A Dumb Birds Field Guide To The Worst Birds Ever by Matt Kracht

Lol, that really is the entire title, which should prepare you for the irreverent humor within the pages of this bird guide, written from the point of view of someone who (hilariously) loathes birds.

Matt Kracht has been writing about birds for quite a while: while he might really hate them, he certainly knows his enemy! In this third installment of the series, he takes a look at what he deems the Worst Birds Ever. Unsurprisingly, there are a lot of highly qualified candidates for his list here!

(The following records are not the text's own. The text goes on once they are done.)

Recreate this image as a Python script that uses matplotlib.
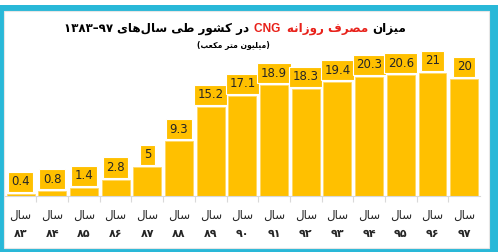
# -*- coding: utf-8 -*-
"""
Daily CNG consumption in Iran, 1383-1397 (million cubic metres)
"""

import matplotlib
matplotlib.use('Agg')
import matplotlib.pyplot as plt
from matplotlib.patches import Rectangle
from matplotlib.transforms import blended_transform_factory

# data
years = ['۸۳', '۸۴', '۸۵', '۸۶', '۸۷', '۸۸', '۸۹', '۹۰',
         '۹۱', '۹۲', '۹۳', '۹۴', '۹۵', '۹۶', '۹۷']
values = [0.4, 0.8, 1.4, 2.8, 5, 9.3, 15.2, 17.1,
          18.9, 18.3, 19.4, 20.3, 20.6, 21, 20]
year_word = 'سال'
title_black_1 = 'میزان'
title_red = 'مصرف روزانه'
title_latin = 'CNG'
title_black_2 = 'در کشور طی سال\u200cهای'
title_span = '۱۳۸۳–۹۷'
unit_text = 'میلیون متر مکعب'

BAR = '#FFC000'
RED = '#E8211A'
CYAN = '#29B8D8'
TXT = '#262626'

# matplotlib has no arabic shaping, so pick the presentation forms by hand
FORMS = {
    'ا': ('\uFE8D', '\uFE8E', None, None),
    'ب': ('\uFE8F', '\uFE90', '\uFE91', '\uFE92'),
    'ت': ('\uFE95', '\uFE96', '\uFE97', '\uFE98'),
    'د': ('\uFEA9', '\uFEAA', None, None),
    'ر': ('\uFEAD', '\uFEAE', None, None),
    'ز': ('\uFEAF', '\uFEB0', None, None),
    'س': ('\uFEB1', '\uFEB2', '\uFEB3', '\uFEB4'),
    'ش': ('\uFEB5', '\uFEB6', '\uFEB7', '\uFEB8'),
    'ص': ('\uFEB9', '\uFEBA', '\uFEBB', '\uFEBC'),
    'ط': ('\uFEC1', '\uFEC2', '\uFEC3', '\uFEC4'),
    'ع': ('\uFEC9', '\uFECA', '\uFECB', '\uFECC'),
    'ف': ('\uFED1', '\uFED2', '\uFED3', '\uFED4'),
    'ک': ('\uFB8E', '\uFB8F', '\uFB90', '\uFB91'),
    'ل': ('\uFEDD', '\uFEDE', '\uFEDF', '\uFEE0'),
    'م': ('\uFEE1', '\uFEE2', '\uFEE3', '\uFEE4'),
    'ن': ('\uFEE5', '\uFEE6', '\uFEE7', '\uFEE8'),
    'ه': ('\uFEE9', '\uFEEA', '\uFEEB', '\uFEEC'),
    'و': ('\uFEED', '\uFEEE', None, None),
    'ی': ('\uFBFC', '\uFBFD', '\uFBFE', '\uFBFF'),
}


def shape(txt):
    out = []
    for i, c in enumerate(txt):
        if c == '\u200c':
            continue
        if c not in FORMS:
            out.append(c)
            continue
        p = txt[i - 1] if i > 0 else ''
        n = txt[i + 1] if i + 1 < len(txt) else ''
        iso, fin, ini, med = FORMS[c]
        jp = p in FORMS and FORMS[p][2] is not None
        jn = ini is not None and n in FORMS
        if jp and jn:
            out.append(med)
        elif jp:
            out.append(fin)
        elif jn:
            out.append(ini)
        else:
            out.append(iso)
    return ''.join(reversed(out))


W, H = 500, 252
fig = plt.figure(figsize=(W / 100, H / 100), dpi=100)

# cyan frame
fig.patches.append(Rectangle((0, 0), 498 / W, 247 / H, transform=fig.transFigure,
                             fc=CYAN, ec='none', zorder=-10))
fig.patches.append(Rectangle((4 / W, 4 / H), 485 / W, 237 / H, transform=fig.transFigure,
                             fc='white', ec='#e6e6e6', lw=0.8, zorder=-9))

ax = fig.add_axes([4.75 / W, 56 / H, 475.25 / W, 146 / H])
ax.patch.set_visible(False)

x = list(range(len(values)))
ax.bar(x, values, width=0.88, color=BAR, edgecolor='#FFD966', linewidth=0.6)
ax.set_xlim(-0.5, len(values) - 0.5)
ax.set_ylim(0, 24.9)

for i, v in zip(x, values):
    ax.annotate('{:g}'.format(v), (i, v), xytext=(0, 4), textcoords='offset points',
                ha='center', va='bottom', fontsize=8.5, color=TXT,
                bbox=dict(boxstyle='square,pad=0.3', fc=BAR, ec='white', lw=0.8))

for s in ['top', 'right', 'left']:
    ax.spines[s].set_visible(False)
ax.spines['bottom'].set_color('#d9d9d9')
ax.set_yticks([])
ax.set_xticks([i + 0.5 for i in x[:-1]])
ax.set_xticklabels([])
ax.tick_params(axis='x', length=4, color='#d9d9d9')

trans = blended_transform_factory(ax.transData, fig.transFigure)
for i, y in zip(x, years):
    ax.text(i, 1 - 215 / H, shape(year_word), transform=trans, ha='center', va='center',
            fontsize=8.5, color=TXT)
    ax.text(i, 1 - 234 / H, y, transform=trans, ha='center', va='center',
            fontsize=8, fontweight='bold', color=TXT)


def text_row(pieces, xc, yb):
    r = fig.canvas.get_renderer()
    ts = []
    for s, c, fs, fam in pieces:
        ts.append(fig.text(0, yb, s, color=c, fontsize=fs, fontweight='bold',
                           family=fam, va='baseline'))
    ws = [t.get_window_extent(r).width for t in ts]
    xp = xc - sum(ws) / 2
    for t, w in zip(ts, ws):
        t.set_x(xp / W)
        xp += w


text_row([(title_span + ' ', 'black', 8.6, 'DejaVu Sans'),
          (shape(title_black_2) + ' ', 'black', 8.6, 'DejaVu Sans'),
          (title_latin + '  ', RED, 8.6, 'Liberation Sans'),
          (shape(title_red) + ' ', RED, 8.6, 'DejaVu Sans'),
          (shape(title_black_1), 'black', 8.6, 'DejaVu Sans')],
         235, 1 - 32 / H)

fig.text(233 / W, 1 - 46 / H, '(' + shape(unit_text) + ')', ha='center', va='center',
         fontsize=5.5, fontweight='bold', color='black')

plt.savefig('out.png', dpi=100)
plt.close()
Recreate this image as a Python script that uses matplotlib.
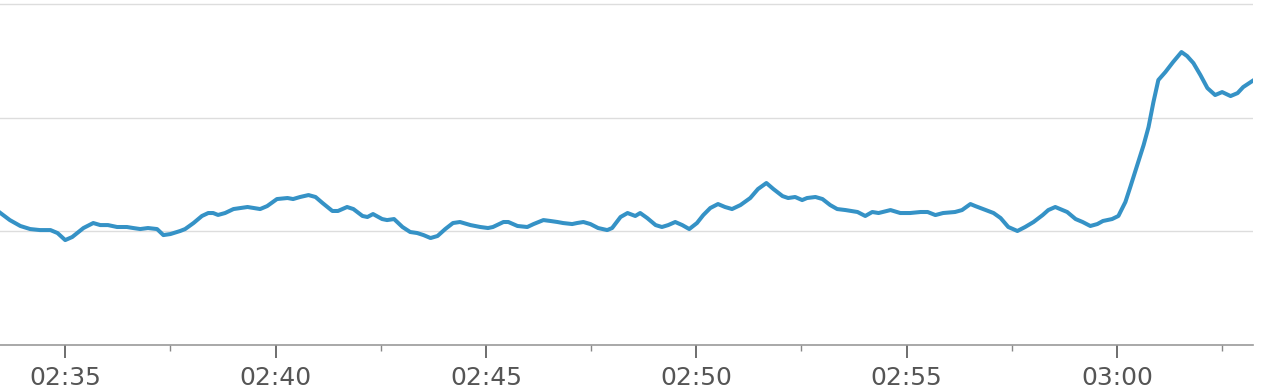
import pandas as pd
import numpy as np
import matplotlib
matplotlib.use('Agg')
import matplotlib.pyplot as plt
import matplotlib.dates as mdates

# Tiempos de las muestras (hora del dia)
tiempos = [
    "02:33:27", "02:33:41", "02:33:56", "02:34:10", "02:34:24", "02:34:39", "02:34:49",
    "02:35:00", "02:35:10", "02:35:26", "02:35:40", "02:35:50", "02:36:01", "02:36:14",
    "02:36:28", "02:36:37", "02:36:47", "02:36:58", "02:37:11", "02:37:20", "02:37:30",
    "02:37:44", "02:37:51", "02:38:03", "02:38:15", "02:38:24", "02:38:31", "02:38:38",
    "02:38:48", "02:39:00", "02:39:20", "02:39:38", "02:39:48", "02:40:02", "02:40:17",
    "02:40:25", "02:40:35", "02:40:47", "02:40:57", "02:41:07", "02:41:21", "02:41:29",
    "02:41:42", "02:41:51", "02:42:04", "02:42:11", "02:42:19", "02:42:32", "02:42:39",
    "02:42:49", "02:43:01", "02:43:12", "02:43:22", "02:43:31", "02:43:41", "02:43:51",
    "02:44:02", "02:44:13", "02:44:23", "02:44:38", "02:44:52", "02:45:03", "02:45:10",
    "02:45:25", "02:45:32", "02:45:45", "02:45:59", "02:46:08", "02:46:22", "02:46:32",
    "02:46:42", "02:46:50", "02:47:03", "02:47:10", "02:47:19", "02:47:29", "02:47:40",
    "02:47:53", "02:48:00", "02:48:12", "02:48:22", "02:48:33", "02:48:40", "02:48:50",
    "02:49:02", "02:49:11", "02:49:20", "02:49:30", "02:49:40", "02:49:50", "02:50:01",
    "02:50:10", "02:50:20", "02:50:31", "02:50:41", "02:50:51", "02:51:03", "02:51:17",
    "02:51:28", "02:51:40", "02:51:50", "02:52:03", "02:52:11", "02:52:21", "02:52:31",
    "02:52:38", "02:52:50", "02:53:00", "02:53:11", "02:53:21", "02:53:33", "02:53:50",
    "02:54:01", "02:54:11", "02:54:20", "02:54:37", "02:54:51", "02:55:05", "02:55:20",
    "02:55:30", "02:55:41", "02:55:52", "02:56:09", "02:56:19", "02:56:31", "02:56:38",
    "02:56:49", "02:57:04", "02:57:14", "02:57:25", "02:57:38", "02:57:49", "02:58:01",
    "02:58:14", "02:58:22", "02:58:32", "02:58:39", "02:58:49", "02:59:01", "02:59:11",
    "02:59:22", "02:59:32", "02:59:40", "02:59:53", "03:00:02", "03:00:12", "03:00:19",
    "03:00:28", "03:00:38", "03:00:45", "03:00:52", "03:00:59", "03:01:09", "03:01:20",
    "03:01:32", "03:01:40", "03:01:49", "03:01:59", "03:02:09", "03:02:20", "03:02:30",
    "03:02:42", "03:02:52", "03:03:00", "03:03:13",
]

# Valores de la serie
valores = [
    11.64, 10.99, 10.47, 10.20, 10.11, 10.11, 9.85,
    9.23, 9.50, 10.29, 10.73, 10.55, 10.55, 10.38,
    10.38, 10.29, 10.20, 10.29, 10.20, 9.67, 9.76,
    10.03, 10.20, 10.73, 11.35, 11.61, 11.61, 11.44,
    11.61, 11.96, 12.14, 11.96, 12.22, 12.84, 12.93,
    12.84, 13.02, 13.19, 13.02, 12.49, 11.79, 11.79,
    12.14, 11.96, 11.35, 11.26, 11.52, 11.08, 10.99,
    11.08, 10.38, 9.94, 9.85, 9.67, 9.41, 9.59,
    10.20, 10.73, 10.82, 10.55, 10.38, 10.29, 10.38,
    10.82, 10.82, 10.47, 10.38, 10.64, 10.99, 10.91,
    10.82, 10.73, 10.64, 10.73, 10.82, 10.64, 10.29,
    10.11, 10.29, 11.26, 11.61, 11.35, 11.61, 11.17,
    10.55, 10.38, 10.55, 10.82, 10.55, 10.20, 10.73,
    11.43, 12.05, 12.40, 12.14, 11.96, 12.31, 12.93,
    13.72, 14.25, 13.72, 13.10, 12.93, 13.02, 12.75,
    12.93, 13.02, 12.84, 12.31, 11.96, 11.87, 11.70,
    11.35, 11.70, 11.61, 11.87, 11.61, 11.61, 11.70,
    11.70, 11.43, 11.61, 11.70, 11.87, 12.40, 12.22,
    11.96, 11.61, 11.17, 10.38, 10.03, 10.38, 10.82,
    11.43, 11.87, 12.14, 11.96, 11.70, 11.08, 10.82,
    10.47, 10.64, 10.91, 11.08, 11.35, 12.58, 13.90,
    15.66, 17.59, 19.17, 21.37, 23.31, 24.01, 24.89,
    25.77, 25.42, 24.80, 23.75, 22.60, 21.99, 22.25,
    21.90, 22.16, 22.69, 23.22,
]

inicio = "02:33:27"
fin = "03:03:14"
dia = "2024-01-01 "

x = pd.to_datetime([dia + t for t in tiempos])

fig = plt.figure(figsize=(12.62, 3.92), dpi=100)
ax = fig.add_axes([0, 47 / 392, 1253 / 1262, 345 / 392])

ax.plot(x, valores, color='#3592c6', linewidth=2.9, solid_joinstyle='round', zorder=3)

# Rejilla horizontal
ax.set_yticks([10, 20, 30])
ax.yaxis.grid(True, color='#dddddd', linewidth=1.0)
ax.tick_params(axis='y', left=False, labelleft=False)

# Marcas del eje x (menores a media distancia entre las principales)
ax.xaxis.set_major_locator(mdates.MinuteLocator(byminute=range(0, 60, 5)))
ax.xaxis.set_major_formatter(mdates.DateFormatter('%H:%M'))
minor = pd.date_range(dia + "02:37:30", dia + "03:02:30", freq='5min')
ax.set_xticks(minor, minor=True)
ax.tick_params(axis='x', which='major', length=9, width=1.2, color='#555555',
               labelsize=18, labelcolor='#555555', pad=6)
ax.tick_params(axis='x', which='minor', length=4, width=1.0, color='#888888')

# Limites al final, para que set_xticks no los cambie
ax.set_xlim(pd.Timestamp(dia + inicio), pd.Timestamp(dia + fin))
ax.set_ylim(0, 30.35)

for s in ['top', 'left', 'right']:
    ax.spines[s].set_visible(False)
ax.spines['bottom'].set_color('#999999')
ax.spines['bottom'].set_linewidth(1.2)

plt.savefig('out.png', dpi=100)
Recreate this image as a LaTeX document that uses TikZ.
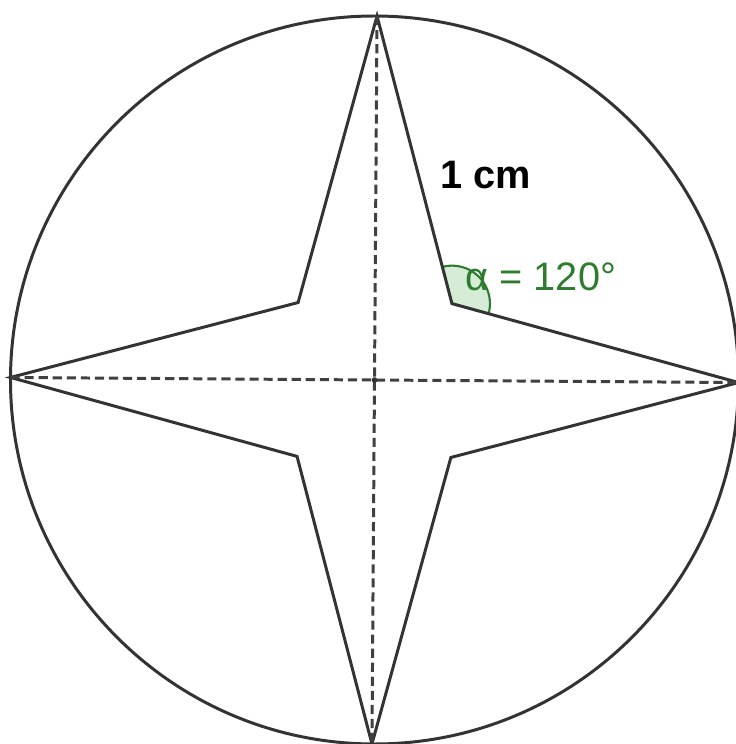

In the tradition of all the Dumb Birds books so far, he describes why he made each of these fifty selections while giving it a fairly comprehensive field guide breakdown. Thus you get each bird’s mean nickname, scientific name, common name, then a long description of why it’s terrible. You also get a short physical description and an accompanying illustration that’s really quite well done for amateur work! Each entry is rounded out with a note as to the regions where the bird may be found, before an idiosyncratic rating according to the Bird Universal Mathematical Modeling and Ranking (BUMMR) system. The BUMMR system doesn’t make sense and doesn’t have to, tho Mr Kracht’s explanation of it and where one can send critiques is just another humorous part of this book.

Comedy-wise, my personal favorite bit was the opening, which involves an argument with his doctor over the calming effect of birdwatching. As funny as it can be to read the author’s (not entirely unjustified) rants, his humor really shines when he has a human foil to work off of.